## Records with drawing code
★ ★ ★ ★ ★ ★ ★

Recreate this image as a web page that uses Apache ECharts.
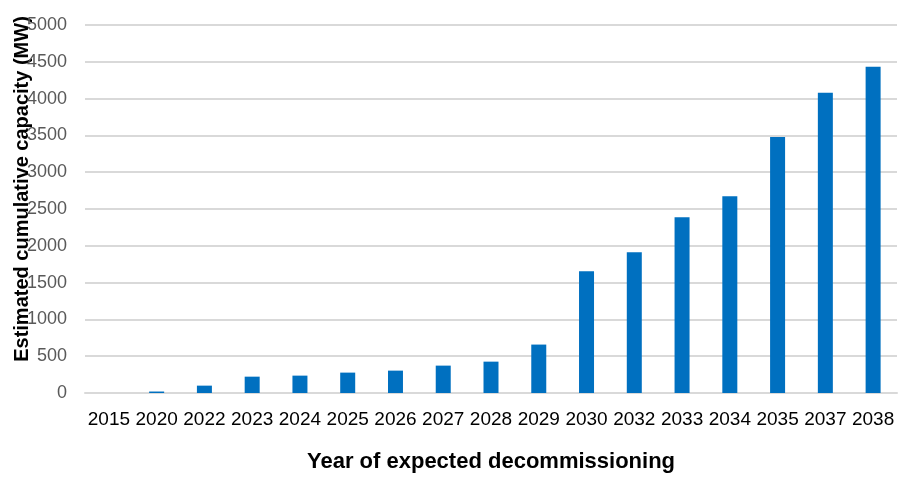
<!DOCTYPE html>
<html>
<head>
<meta charset="utf-8">
<script src="https://cdn.jsdelivr.net/npm/echarts@6/dist/echarts.min.js"></script>
<style>
  html, body { margin: 0; padding: 0; background: #fff; }
  #chart { width: 899px; height: 487px; }
</style>
</head>
<body>
<div id="chart"></div>
<script>
// Decommissioning years and cumulative capacity (MW)
const years = ['2015', '2020', '2022', '2023', '2024', '2025', '2026', '2027', '2028',
               '2029', '2030', '2032', '2033', '2034', '2035', '2037', '2038'];
const capacityMW = [0, 20, 100, 222, 236, 277, 304, 372, 426,
                    658, 1653, 1911, 2388, 2674, 3478, 4078, 4432];
const yTicks = { min: 0, max: 5000, step: 500 };

const chart = echarts.init(document.getElementById('chart'), null, { renderer: 'canvas' });

chart.setOption({
  animation: false,
  textStyle: { fontFamily: 'Liberation Sans, Arial, sans-serif' },
  grid: { left: 85, right: 2, top: 25, bottom: 94, containLabel: false, outerBoundsMode: 'none' },
  xAxis: {
    type: 'category',
    data: years,
    name: 'Year of expected decommissioning',
    nameLocation: 'middle',
    nameGap: 58,
    nameMoveOverlap: false,
    nameTextStyle: { fontSize: 22, fontWeight: 'bold', color: '#000' },
    axisLine: { show: true, lineStyle: { color: '#d9d9d9', width: 2 } },
    axisTick: { show: false },
    axisLabel: { fontSize: 19, color: '#000', margin: 17, interval: 0 }
  },
  yAxis: {
    type: 'value',
    min: yTicks.min,
    max: yTicks.max,
    interval: yTicks.step,
    name: 'Estimated cumulative capacity (MW)',
    nameLocation: 'middle',
    nameGap: 53,
    nameMoveOverlap: false,
    nameTextStyle: { fontSize: 20, fontWeight: 'bold', color: '#000', padding: [0, 0, 0, 40] },
    axisLine: { show: false },
    axisTick: { show: false },
    axisLabel: { fontSize: 18, color: '#595959', margin: 18, formatter: v => String(v) },
    splitLine: { lineStyle: { color: '#d9d9d9', width: 2 } }
  },
  series: [{
    type: 'bar',
    data: capacityMW,
    barWidth: 15,
    itemStyle: { color: '#0070c0' }
  }]
});
</script>
</body>
</html>
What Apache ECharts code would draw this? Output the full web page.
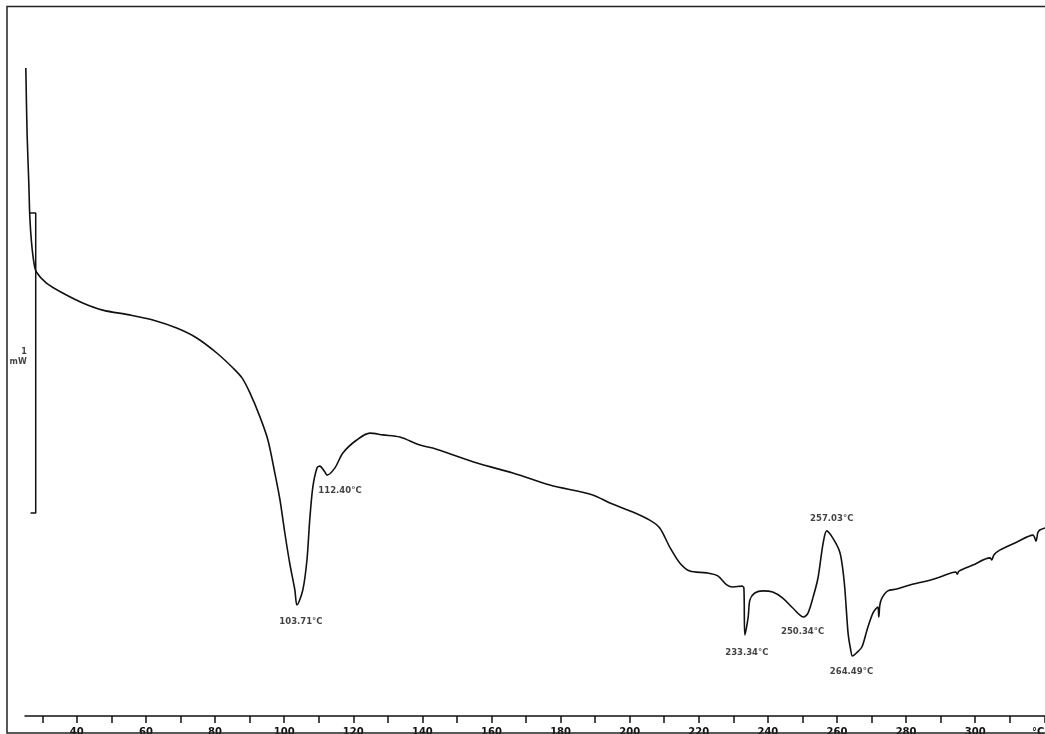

★ ★ ★ ★ ★ ★ ★

Give every record back exactly as it reads, with no images.

## Answer for this exercise
Recreate this image as a web page that uses Apache ECharts.
<!DOCTYPE html>
<html>
<head>
<meta charset="utf-8">
<script src="https://cdn.jsdelivr.net/npm/echarts@6/dist/echarts.min.js"></script>
<style>
  html, body { margin: 0; padding: 0; background: #fff; }
  #chart { width: 899px; height: 487px; }
</style>
</head>
<body>
<div id="chart"></div>
<script>
// Decommissioning years and cumulative capacity (MW)
const years = ['2015', '2020', '2022', '2023', '2024', '2025', '2026', '2027', '2028',
               '2029', '2030', '2032', '2033', '2034', '2035', '2037', '2038'];
const capacityMW = [0, 20, 100, 222, 236, 277, 304, 372, 426,
                    658, 1653, 1911, 2388, 2674, 3478, 4078, 4432];
const yTicks = { min: 0, max: 5000, step: 500 };

const chart = echarts.init(document.getElementById('chart'), null, { renderer: 'canvas' });

chart.setOption({
  animation: false,
  textStyle: { fontFamily: 'Liberation Sans, Arial, sans-serif' },
  grid: { left: 85, right: 2, top: 25, bottom: 94, containLabel: false, outerBoundsMode: 'none' },
  xAxis: {
    type: 'category',
    data: years,
    name: 'Year of expected decommissioning',
    nameLocation: 'middle',
    nameGap: 58,
    nameMoveOverlap: false,
    nameTextStyle: { fontSize: 22, fontWeight: 'bold', color: '#000' },
    axisLine: { show: true, lineStyle: { color: '#d9d9d9', width: 2 } },
    axisTick: { show: false },
    axisLabel: { fontSize: 19, color: '#000', margin: 17, interval: 0 }
  },
  yAxis: {
    type: 'value',
    min: yTicks.min,
    max: yTicks.max,
    interval: yTicks.step,
    name: 'Estimated cumulative capacity (MW)',
    nameLocation: 'middle',
    nameGap: 53,
    nameMoveOverlap: false,
    nameTextStyle: { fontSize: 20, fontWeight: 'bold', color: '#000', padding: [0, 0, 0, 40] },
    axisLine: { show: false },
    axisTick: { show: false },
    axisLabel: { fontSize: 18, color: '#595959', margin: 18, formatter: v => String(v) },
    splitLine: { lineStyle: { color: '#d9d9d9', width: 2 } }
  },
  series: [{
    type: 'bar',
    data: capacityMW,
    barWidth: 15,
    itemStyle: { color: '#0070c0' }
  }]
});
</script>
</body>
</html>
What Apache ECharts code would draw this? Output the full web page.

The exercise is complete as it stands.